Exploring a New O3 Index as a Proxy for the Avoidance/Tolerance Capacity of Forest Species to Tolerate O3 Injury

Abstract

Tropospheric ozone (O3) is a detrimental air pollutant causing phytotoxic effects. Several O3 indices are used to assess the risk for vegetation, e.g., the exposure-based AOT40 (accumulated ozone exposure over a threshold of 40 ppb) and the stomatal-flux based POD1 (Phytotoxic Ozone Dose above a threshold of 1 nmol m−2 s−1).
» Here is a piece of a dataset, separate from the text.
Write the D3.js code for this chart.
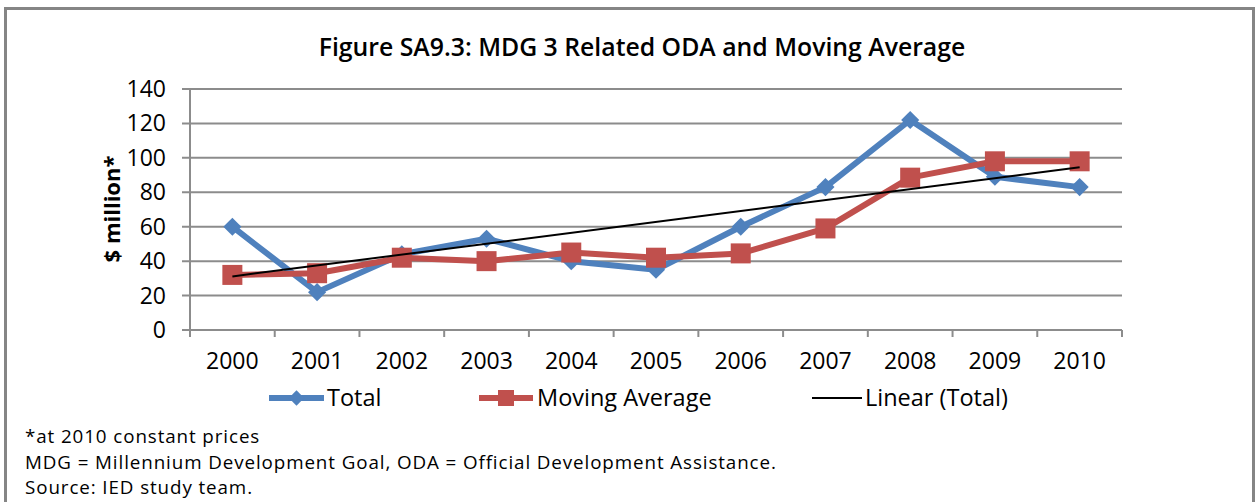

Leaf Mass per Area (LMA) is recommended as a simple index to explain the plant tolerance capacity to O3. We therefore tested a new species-specific O3 index (Leaf Index Flux—LIF: calculated as stomatal O3 flux/LMA) as a proxy of the avoidance/tolerance capacity against O3 stress according to datasets of visible foliar injury (VFI) in forest monitoring and a manipulative Free-Air Controlled Exposure (FACE) experiment. For the forest monitoring, AOT40, POD1, and LIF were calculated from hourly O3, soil moisture, and meteorological measurements at nine Italian forest sites over the period 2018–2022. The results were tested for correlation with the O3 VFI annually surveyed at the same sites along the forest edge (LESS) or inside the forest (ITP) and expressed as relative frequency of symptomatic species in the LESS (SS_LESS) and Plant Injury Index per tree in the plot (PII_ITP). Based on VFI occurrence at ITP and LESS, Fagus sylvatica was considered the most O3-sensitive species, whereas conifers (Pinus pinea and Picea abies) and other deciduous/evergreen broadleaf (Quercus petraea, Q. cerris, Q. ilex, and Phyllirea latifolia) showed rare and no O3 VFI. Shrub species such as Rubus spp. and Vaccinium myrtillus were O3-sensitive, as they showed VFI along the LESS. AOT40 did not show significant correlations with the VFI parameters, POD1 increased with increasing SS_LESS (p = 0.005, r = 0.37) and PII_ITP (p < 0.001, r = 0.53), and LIF showed an even higher correlation with SS%_LESS (p < 0.001, r = 0.63) and PII_ITP (p < 0.001, r = 0.87). In the FACE experiment, PII was investigated for five deciduous and three evergreen tree species following one growing season of exposure to ambient and above-ambient O3 levels (PII_FACE). Moreover, PII_FACE resulted better correlated with LIF (r = 0.67, p < 0.001) than with POD1 (r = 0.58, p = 0.003) and AOT40 (r = 0.35, p = 0.09). Therefore, LIF is recommended as a promising index for evaluating O3 VFI on forest woody species and stresses high O3 risk potential for forest species with high stomatal conductance and thin leaves.